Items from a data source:
= = =
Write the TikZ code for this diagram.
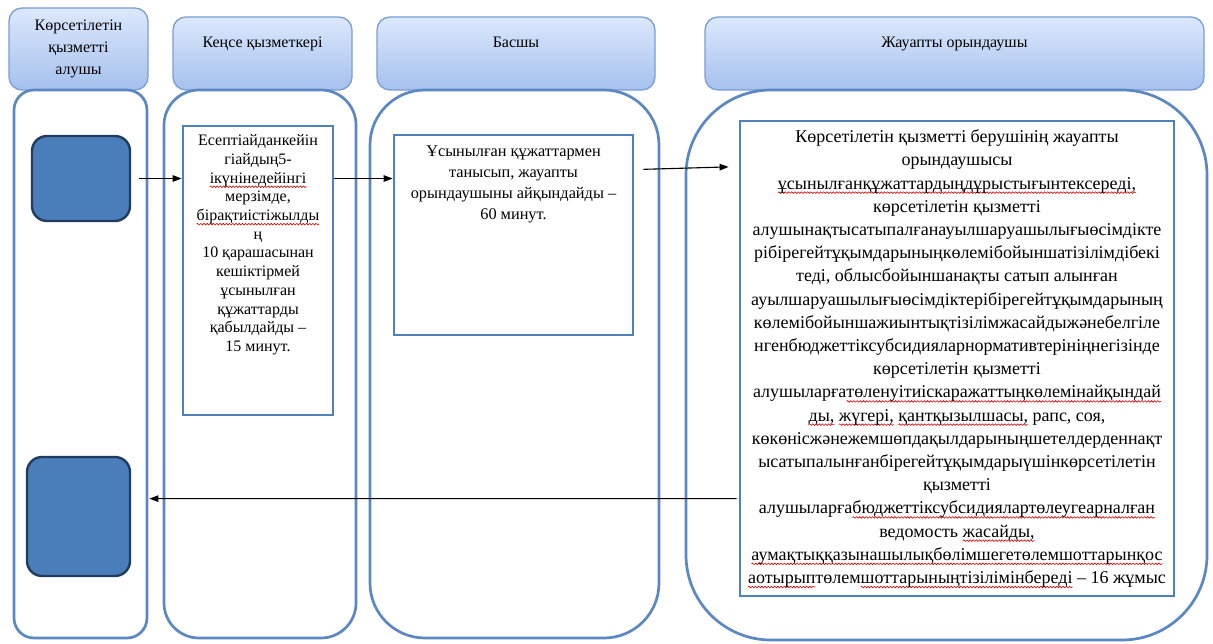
\documentclass[tikz,border=0pt]{standalone}
\usepackage{fontspec}
\setmainfont{Liberation Serif}
\usetikzlibrary{arrows.meta,calc,decorations.pathmorphing}
\newsavebox\sperrbox
\newcommand\sperr[1]{\sbox\sperrbox{#1}\leavevmode\rlap{\tikz[baseline=0pt,x=1pt,y=1pt]{\useasboundingbox (0,0);\draw[overlay,red!85!black,line width=0.6pt,decorate,decoration={snake,amplitude=0.8pt,segment length=3.2pt}] (0,-3.6) -- (\the\wd\sperrbox,-3.6);}}\usebox\sperrbox}
\definecolor{laneline}{HTML}{5B87C2}
\definecolor{hdrtop}{HTML}{DCE8FC}
\definecolor{hdrbot}{HTML}{A5C1EE}
\definecolor{hdrline}{HTML}{7A9ED4}
\definecolor{boxfill}{HTML}{4A7EBB}
\definecolor{boxline}{HTML}{213C5E}
\definecolor{tboxline}{HTML}{4F81BD}
\tikzset{
  hdr/.style={draw=hdrline, line width=1.3pt, top color=hdrtop, bottom color=hdrbot,
    rounded corners=13pt, inner sep=0pt},
  hdrtxt/.style={font=\fontsize{16}{22}\selectfont, inner sep=0pt, align=center},
  lanebox/.style={draw=laneline, line width=2.7pt, fill=white, inner sep=0pt},
  bluebox/.style={draw=boxline, line width=2.4pt, fill=boxfill, rounded corners=15pt, inner sep=0pt},
  textbox/.style={draw=tboxline, line width=2.8pt, fill=white, inner sep=0pt},
  arr/.style={-{Triangle[length=9pt,width=6.5pt]}, line width=1.1pt, black}
}
\begin{document}
\begin{tikzpicture}[x=1pt,y=-1pt]
\useasboundingbox[fill=white] (0,0) rectangle (1213,644);
% headers
\node[hdr, hdrtxt, minimum width=139, minimum height=82] (h1) at (78.5,49) {Көрсетілетін\\қызметті\\алушы};
\node[hdr, minimum width=179, minimum height=73] (h2) at (262.5,53.5) {};
\node[hdrtxt, anchor=base] (h2t) at ($(h2.north)+(0,31)$) {Кеңсе қызметкері};
\node[hdr, minimum width=278, minimum height=73] (h3) at (516,53.5) {};
\node[hdrtxt, anchor=base] (h3t) at ($(h3.north)+(0,31)$) {Басшы};
\node[hdr, minimum width=499, minimum height=73] (h4) at (954.5,53.5) {};
\node[hdrtxt, anchor=base] (h4t) at ($(h4.north)+(0,31)$) {Жауапты орындаушы};
% lanes
\node[lanebox, rounded corners=20pt, minimum width=133, minimum height=548] (L1) at (80.5,364) {};
\node[lanebox, rounded corners=35pt, minimum width=192, minimum height=548] (L2) at (260,364) {};
\node[lanebox, rounded corners=55pt, minimum width=289, minimum height=548] (L3) at (514.5,364) {};
\node[lanebox, rounded corners=85pt, minimum width=521, minimum height=550] (L4) at (946.5,365) {};
% blue boxes
\node[bluebox, minimum width=98, minimum height=85] (A) at (81,178.5) {};
\node[bluebox, minimum width=103, minimum height=119] (B) at (78.5,516.5) {};
% text boxes
\node[textbox, minimum width=150, minimum height=289] (T2) at (258,270.5) {};
\node[anchor=north, align=center, inner sep=0pt, font=\fontsize{16}{18.7}\selectfont] (T2t) at ($(T2.north)+(0,10)$)
 {Есептіайданкейін\\
гіайдың5-\\
\sperr{ікүнінедейінгі}\\
мерзімде,\\
\sperr{бірақтиістіжылды}\\
ң\\
10 қарашасынан\\
кешіктірмей\\
ұсынылған\\
құжаттарды\\
қабылдайды –\\
15 минут.};
\node[textbox, minimum width=239, minimum height=200] (T3) at (513.5,235) {};
\node[anchor=north, align=center, inner sep=0pt, font=\fontsize{16.3}{21}\selectfont] (T3t) at ($(T3.north)+(0,12)$)
 {Ұсынылған құжаттармен\\
танысып, жауапты\\
орындаушыны айқындайды –\\
60 минут.};
\node[textbox, minimum width=434, minimum height=475, align=center, font=\fontsize{18}{23.2}\selectfont] (T4) at (957,358.5)
 {Көрсетілетін қызметті берушінің жауапты\\
орындаушысы\\
\sperr{ұсынылғанқұжаттардыңдұрыстығынтексереді,}\\
көрсетілетін қызметті\\
алушынақтысатыпалғанауылшаруашылығыөсімдікте\\
рібірегейтұқымдарыныңкөлемібойыншатізілімдібекі\\
теді, облысбойыншанақты сатып алынған\\
ауылшаруашылығыөсімдіктерібірегейтұқымдарының\\
көлемібойыншажиынтықтізілімжасайдыжәнебелгіле\\
нгенбюджеттіксубсидияларнормативтерініңнегізінде\\
көрсетілетін қызметті\\
алушыларға\sperr{төленуітиіскаражаттыңкөлемінайқындай}\\
\sperr{ды,} \sperr{жүгері,} \sperr{қантқызылшасы,} рапс, соя,\\
көкөнісжәнежемшөпдақылдарыныңшетелдерденнақт\\
ысатыпалынғанбірегейтұқымдарыүшінкөрсетілетін\\
қызметті\\
алушыларға\sperr{бюджеттіксубсидиялартөлеугеарналған}\\
ведомость \sperr{жасайды,}\\
\sperr{аумақтыққазынашылықбөлімшегетөлемшоттарынқос}\\
\sperr{аотырып}төлем\sperr{шоттарыныңтізілімінбереді} – 16 жұмыс};
% arrows
\draw[arr, shorten <=8pt] (A.east) -- (A.east -| T2.west);
\draw[arr] (A.east -| T2.east) -- (A.east -| T3.west);
\draw[arr, shorten <=9pt, shorten >=10pt] ($(T3.north east)+(0,36)$) -- ($(T4.north west)+(0,47)$);
\draw[arr] ($(T4.north west)+(-2,379)$) -- ($(L1.north east)+(1,410)$);
\end{tikzpicture}
\end{document}
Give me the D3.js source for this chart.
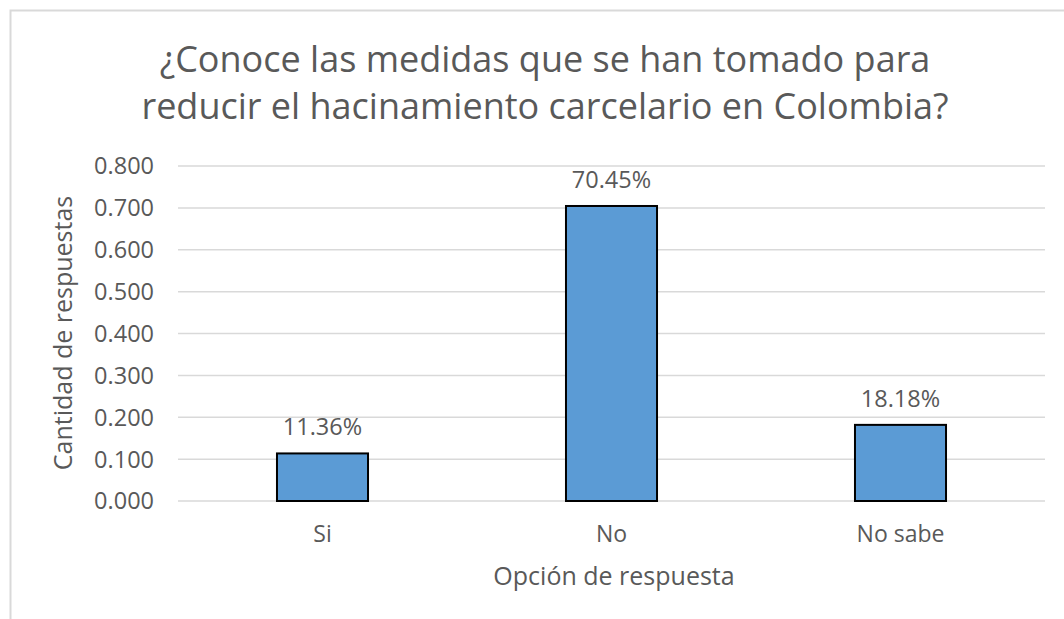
<!DOCTYPE html>
<html>
<head>
<meta charset="utf-8">
<script src="https://cdn.jsdelivr.net/npm/d3@7"></script>
<style>
    body { margin: 0; background: #fff; }
    text { font-family: "Open Sans", sans-serif; fill: #595959; }
</style>
</head>
<body>
<script>
const categories = ["Si", "No", "No sabe"];
const values = [0.1136, 0.7045, 0.1818];
const valueLabels = ["11.36%", "70.45%", "18.18%"];
const yTicks = [0, 0.1, 0.2, 0.3, 0.4, 0.5, 0.6, 0.7, 0.8];
const titleLines = ["¿Conoce las medidas que se han tomado para",
    "reducir el hacinamiento carcelario en Colombia?"];

run();

function run() {
    let width = 1064;
    let height = 619;
    let margin = { left: 178, right: 19, top: 166, bottom: 118 };

    let svg = d3.select("body")
        .append("svg")
        .attr("width", width)
        .attr("height", height);

    // chart frame, cut off at right and bottom like the screenshot
    svg.append("rect")
        .attr("x", 10.5)
        .attr("y", 10.5)
        .attr("width", 1080)
        .attr("height", 640)
        .attr("fill", "none")
        .attr("stroke", "#d9d9d9")
        .attr("stroke-width", 2);

    let x = d3.scaleBand()
        .domain(categories)
        .range([margin.left, width - margin.right])
        .paddingInner(0.685)
        .paddingOuter(0.3425);

    let y = d3.scaleLinear()
        .domain([0, 0.8])
        .range([height - margin.bottom, margin.top]);

    // grid lines
    svg.append("g")
        .selectAll("line")
        .data(yTicks)
        .join("line")
        .attr("x1", margin.left)
        .attr("x2", width - margin.right)
        .attr("y1", d => y(d))
        .attr("y2", d => y(d))
        .attr("stroke", "#d9d9d9")
        .attr("stroke-width", 1.5);

    // y tick labels
    svg.append("g")
        .selectAll("text")
        .data(yTicks)
        .join("text")
        .attr("x", 154)
        .attr("y", d => y(d))
        .attr("dy", "0.36em")
        .attr("text-anchor", "end")
        .attr("font-size", 23.5)
        .text(d => d3.format(".3f")(d));

    // bars
    svg.append("g")
        .selectAll("rect")
        .data(values)
        .join("rect")
        .attr("x", (d, i) => x(categories[i]))
        .attr("y", d => y(d))
        .attr("width", x.bandwidth())
        .attr("height", d => y(0) - y(d))
        .attr("fill", "#5b9bd5")
        .attr("stroke", "#000")
        .attr("stroke-width", 2);

    // value labels
    svg.append("g")
        .selectAll("text")
        .data(values)
        .join("text")
        .attr("x", (d, i) => x(categories[i]) + x.bandwidth() / 2)
        .attr("y", d => y(d) - 18)
        .attr("text-anchor", "middle")
        .attr("font-size", 23.5)
        .text((d, i) => valueLabels[i]);

    // category labels
    svg.append("g")
        .selectAll("text")
        .data(categories)
        .join("text")
        .attr("x", d => x(d) + x.bandwidth() / 2)
        .attr("y", 542)
        .attr("text-anchor", "middle")
        .attr("font-size", 23)
        .text(d => d);

    // axis titles
    svg.append("text")
        .attr("x", 614)
        .attr("y", 585)
        .attr("text-anchor", "middle")
        .attr("font-size", 25)
        .text("Opción de respuesta");

    svg.append("text")
        .attr("transform", "translate(72,333) rotate(-90)")
        .attr("text-anchor", "middle")
        .attr("font-size", 25)
        .text("Cantidad de respuestas");

    // title
    svg.append("g")
        .selectAll("text")
        .data(titleLines)
        .join("text")
        .attr("x", 545)
        .attr("y", (d, i) => 72 + i * 47)
        .attr("text-anchor", "middle")
        .attr("font-size", 36)
        .text(d => d);
}
</script>
</body>
</html>
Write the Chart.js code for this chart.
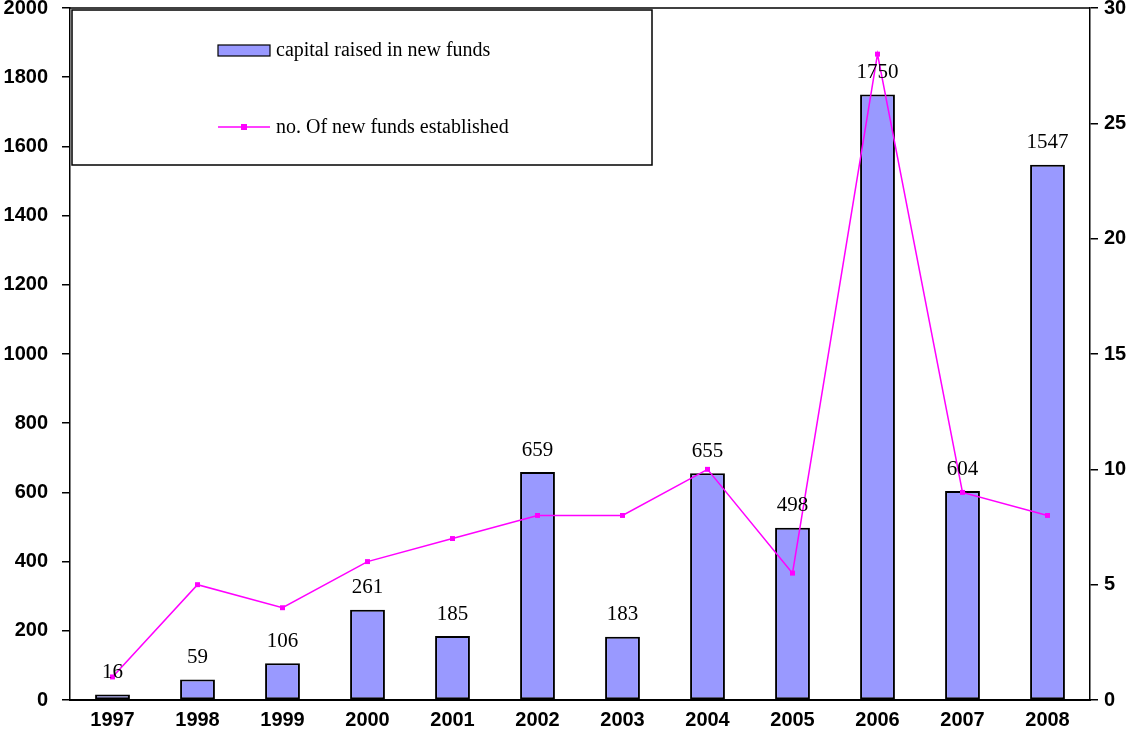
= = =
## Exercise description:
Using the listing above, show each line holding the string "this".

## Complete output:
Write the TikZ code for this diagram.
Give me the D3.js source for this chart.
Write the Chart.js code for this chart.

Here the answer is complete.